** Start **

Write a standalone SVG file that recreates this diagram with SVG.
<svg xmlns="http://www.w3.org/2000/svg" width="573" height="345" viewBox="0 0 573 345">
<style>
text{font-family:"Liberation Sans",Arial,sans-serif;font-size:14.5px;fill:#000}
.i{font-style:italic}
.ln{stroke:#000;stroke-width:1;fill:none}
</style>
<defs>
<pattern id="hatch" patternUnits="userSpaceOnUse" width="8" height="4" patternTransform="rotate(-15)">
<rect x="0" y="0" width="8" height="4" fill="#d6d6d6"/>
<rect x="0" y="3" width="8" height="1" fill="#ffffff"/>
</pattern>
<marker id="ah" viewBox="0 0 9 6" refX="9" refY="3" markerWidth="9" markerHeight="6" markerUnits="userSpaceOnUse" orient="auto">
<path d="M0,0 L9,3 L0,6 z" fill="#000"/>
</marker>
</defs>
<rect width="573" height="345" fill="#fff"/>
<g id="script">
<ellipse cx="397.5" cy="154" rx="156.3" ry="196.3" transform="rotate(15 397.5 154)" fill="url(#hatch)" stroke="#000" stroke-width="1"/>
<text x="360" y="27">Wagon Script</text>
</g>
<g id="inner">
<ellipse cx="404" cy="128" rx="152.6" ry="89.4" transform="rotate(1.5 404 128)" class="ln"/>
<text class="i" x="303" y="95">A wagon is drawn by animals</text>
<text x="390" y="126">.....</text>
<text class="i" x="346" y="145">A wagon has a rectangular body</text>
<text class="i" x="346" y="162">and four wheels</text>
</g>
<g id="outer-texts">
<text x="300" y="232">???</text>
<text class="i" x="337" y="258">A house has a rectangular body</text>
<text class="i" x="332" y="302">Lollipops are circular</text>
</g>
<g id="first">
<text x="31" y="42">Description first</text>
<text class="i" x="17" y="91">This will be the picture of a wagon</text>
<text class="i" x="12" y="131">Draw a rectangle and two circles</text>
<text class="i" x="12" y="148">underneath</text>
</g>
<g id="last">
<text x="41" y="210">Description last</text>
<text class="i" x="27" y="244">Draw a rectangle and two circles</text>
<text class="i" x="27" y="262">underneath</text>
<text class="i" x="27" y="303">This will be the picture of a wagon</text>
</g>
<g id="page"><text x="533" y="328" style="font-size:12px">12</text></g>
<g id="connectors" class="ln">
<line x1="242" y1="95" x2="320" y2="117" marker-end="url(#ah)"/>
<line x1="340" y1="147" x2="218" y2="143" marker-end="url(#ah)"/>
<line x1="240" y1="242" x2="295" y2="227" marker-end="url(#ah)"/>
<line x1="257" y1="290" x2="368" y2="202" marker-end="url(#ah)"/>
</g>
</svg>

** End **
** Start **

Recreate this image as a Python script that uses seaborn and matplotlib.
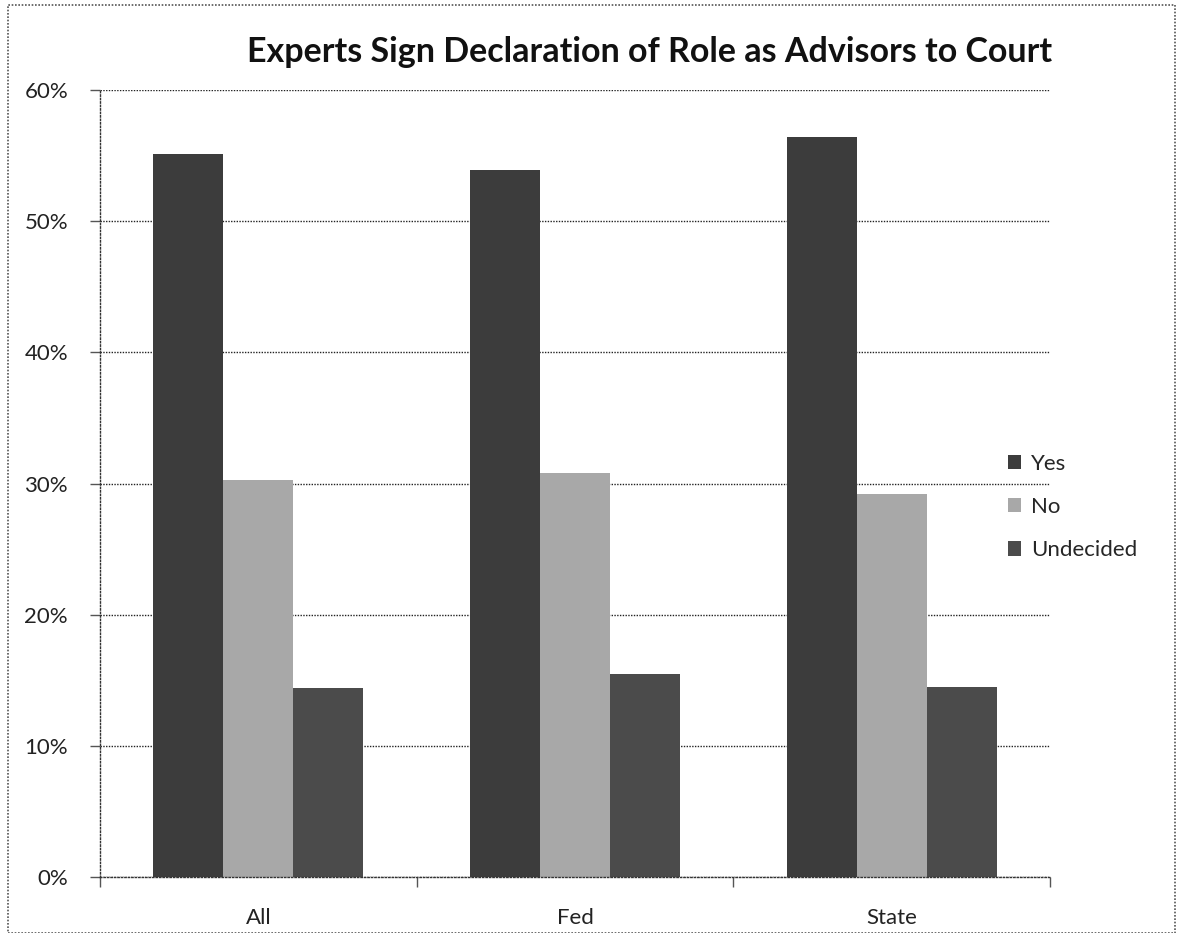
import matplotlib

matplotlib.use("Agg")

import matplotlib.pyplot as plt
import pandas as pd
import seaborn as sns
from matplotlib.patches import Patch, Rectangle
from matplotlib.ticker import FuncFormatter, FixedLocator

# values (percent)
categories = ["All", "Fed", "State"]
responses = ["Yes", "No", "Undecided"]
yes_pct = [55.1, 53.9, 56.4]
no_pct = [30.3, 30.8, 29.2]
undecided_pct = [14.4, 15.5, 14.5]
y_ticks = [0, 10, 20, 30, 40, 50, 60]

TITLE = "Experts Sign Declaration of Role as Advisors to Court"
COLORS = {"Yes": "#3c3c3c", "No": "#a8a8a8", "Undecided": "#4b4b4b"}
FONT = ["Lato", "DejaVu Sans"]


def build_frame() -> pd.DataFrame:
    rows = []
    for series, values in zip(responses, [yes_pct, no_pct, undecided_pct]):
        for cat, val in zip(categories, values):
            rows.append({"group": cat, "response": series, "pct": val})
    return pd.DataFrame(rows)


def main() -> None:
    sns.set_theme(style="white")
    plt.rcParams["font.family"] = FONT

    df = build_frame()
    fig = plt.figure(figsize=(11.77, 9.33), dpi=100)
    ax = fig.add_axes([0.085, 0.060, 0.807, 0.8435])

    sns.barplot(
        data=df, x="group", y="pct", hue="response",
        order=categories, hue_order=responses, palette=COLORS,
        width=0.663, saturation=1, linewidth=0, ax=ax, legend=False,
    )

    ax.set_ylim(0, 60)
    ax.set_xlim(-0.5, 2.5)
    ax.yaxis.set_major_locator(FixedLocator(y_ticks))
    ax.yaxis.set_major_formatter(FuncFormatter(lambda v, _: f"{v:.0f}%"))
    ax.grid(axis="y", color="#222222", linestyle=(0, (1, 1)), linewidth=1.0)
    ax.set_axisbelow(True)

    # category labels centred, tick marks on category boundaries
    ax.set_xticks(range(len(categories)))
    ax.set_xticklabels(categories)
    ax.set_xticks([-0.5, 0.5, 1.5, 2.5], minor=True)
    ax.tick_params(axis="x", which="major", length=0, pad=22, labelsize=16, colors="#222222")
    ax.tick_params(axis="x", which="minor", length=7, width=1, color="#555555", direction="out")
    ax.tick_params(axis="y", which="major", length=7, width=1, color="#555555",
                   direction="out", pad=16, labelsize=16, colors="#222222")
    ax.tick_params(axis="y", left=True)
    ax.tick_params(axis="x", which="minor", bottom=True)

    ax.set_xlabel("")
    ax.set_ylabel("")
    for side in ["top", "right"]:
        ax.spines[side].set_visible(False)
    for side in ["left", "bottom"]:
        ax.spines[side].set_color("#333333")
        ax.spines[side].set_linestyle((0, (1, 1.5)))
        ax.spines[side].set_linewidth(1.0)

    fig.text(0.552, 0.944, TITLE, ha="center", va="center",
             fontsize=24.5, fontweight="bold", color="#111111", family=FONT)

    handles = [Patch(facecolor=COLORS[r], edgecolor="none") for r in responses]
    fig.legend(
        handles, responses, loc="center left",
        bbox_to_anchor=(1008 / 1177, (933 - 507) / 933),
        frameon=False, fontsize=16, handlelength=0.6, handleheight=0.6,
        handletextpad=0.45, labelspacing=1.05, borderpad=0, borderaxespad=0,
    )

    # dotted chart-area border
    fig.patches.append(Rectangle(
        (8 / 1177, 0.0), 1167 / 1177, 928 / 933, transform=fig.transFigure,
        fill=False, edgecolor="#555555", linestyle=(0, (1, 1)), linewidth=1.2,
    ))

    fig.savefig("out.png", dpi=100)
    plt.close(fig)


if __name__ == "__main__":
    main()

** End **

### WHAT IS ASKED
Tally up the lines with the word "seaborn" in them, and answer with that number by itself.

### ANSWER IN FULL
2